§ **WHAT THE TASK REQUIRES**
Gather every line below where "chart" appears.

§ **EXTRACTED ENTRIES**

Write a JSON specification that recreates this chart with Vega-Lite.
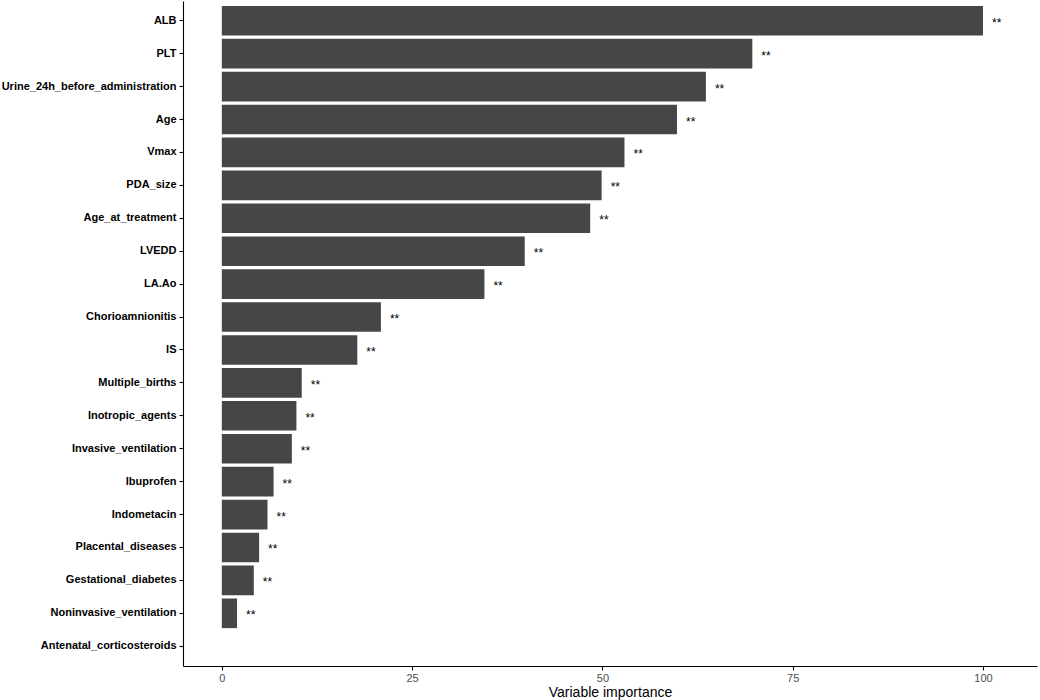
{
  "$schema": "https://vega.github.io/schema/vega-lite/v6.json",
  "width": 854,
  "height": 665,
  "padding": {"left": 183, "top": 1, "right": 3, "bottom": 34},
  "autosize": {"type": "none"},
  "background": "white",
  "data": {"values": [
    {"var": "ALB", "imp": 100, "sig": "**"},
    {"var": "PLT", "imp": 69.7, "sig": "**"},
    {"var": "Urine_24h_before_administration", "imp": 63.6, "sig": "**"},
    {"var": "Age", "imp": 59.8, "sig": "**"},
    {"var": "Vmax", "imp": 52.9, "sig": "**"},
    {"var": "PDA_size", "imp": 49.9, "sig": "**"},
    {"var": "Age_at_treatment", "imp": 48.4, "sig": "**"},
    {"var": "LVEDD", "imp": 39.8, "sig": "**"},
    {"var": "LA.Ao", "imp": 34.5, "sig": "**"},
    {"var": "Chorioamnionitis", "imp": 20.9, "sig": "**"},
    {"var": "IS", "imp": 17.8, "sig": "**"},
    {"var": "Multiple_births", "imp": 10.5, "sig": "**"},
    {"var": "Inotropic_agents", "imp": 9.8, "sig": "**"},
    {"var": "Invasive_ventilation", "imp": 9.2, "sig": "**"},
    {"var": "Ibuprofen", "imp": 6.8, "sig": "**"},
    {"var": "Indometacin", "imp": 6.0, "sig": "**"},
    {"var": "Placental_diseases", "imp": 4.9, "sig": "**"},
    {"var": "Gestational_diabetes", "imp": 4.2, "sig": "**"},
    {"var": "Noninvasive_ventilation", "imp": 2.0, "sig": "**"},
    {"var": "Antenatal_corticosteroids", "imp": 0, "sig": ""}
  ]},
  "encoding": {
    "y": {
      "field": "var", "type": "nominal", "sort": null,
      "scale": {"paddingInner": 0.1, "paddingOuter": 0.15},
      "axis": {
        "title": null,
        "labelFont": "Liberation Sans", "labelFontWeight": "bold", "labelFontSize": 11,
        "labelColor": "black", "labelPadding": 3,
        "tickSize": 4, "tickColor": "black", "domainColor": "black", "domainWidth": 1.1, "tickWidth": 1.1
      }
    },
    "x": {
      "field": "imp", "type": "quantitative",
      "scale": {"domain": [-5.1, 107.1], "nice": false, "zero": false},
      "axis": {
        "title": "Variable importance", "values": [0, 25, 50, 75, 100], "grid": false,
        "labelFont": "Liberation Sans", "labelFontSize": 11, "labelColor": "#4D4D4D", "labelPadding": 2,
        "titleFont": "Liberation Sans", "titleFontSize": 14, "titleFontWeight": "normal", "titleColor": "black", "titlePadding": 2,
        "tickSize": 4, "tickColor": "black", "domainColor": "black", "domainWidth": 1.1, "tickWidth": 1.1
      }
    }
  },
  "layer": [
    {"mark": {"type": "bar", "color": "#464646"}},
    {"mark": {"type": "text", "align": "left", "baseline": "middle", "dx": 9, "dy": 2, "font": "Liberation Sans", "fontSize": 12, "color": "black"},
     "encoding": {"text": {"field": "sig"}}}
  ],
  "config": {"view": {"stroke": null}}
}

==

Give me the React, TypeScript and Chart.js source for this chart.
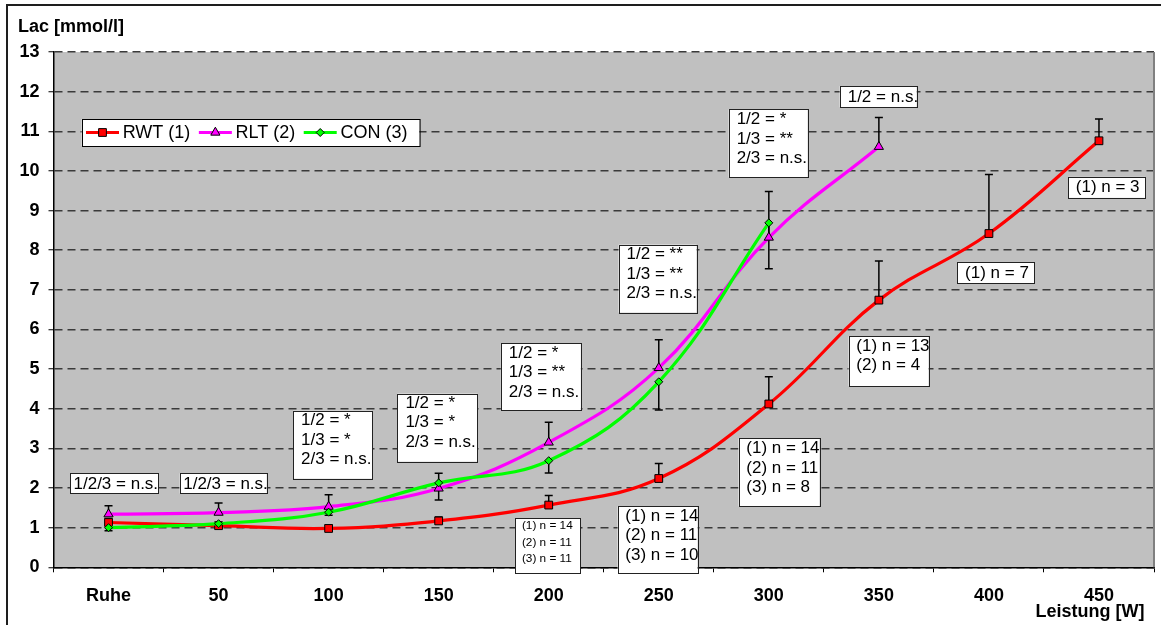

§ **ANSWER IN FULL**
Write a JSON specification that recreates this chart with Vega-Lite.
Give me the React, TypeScript and Chart.js source for this chart.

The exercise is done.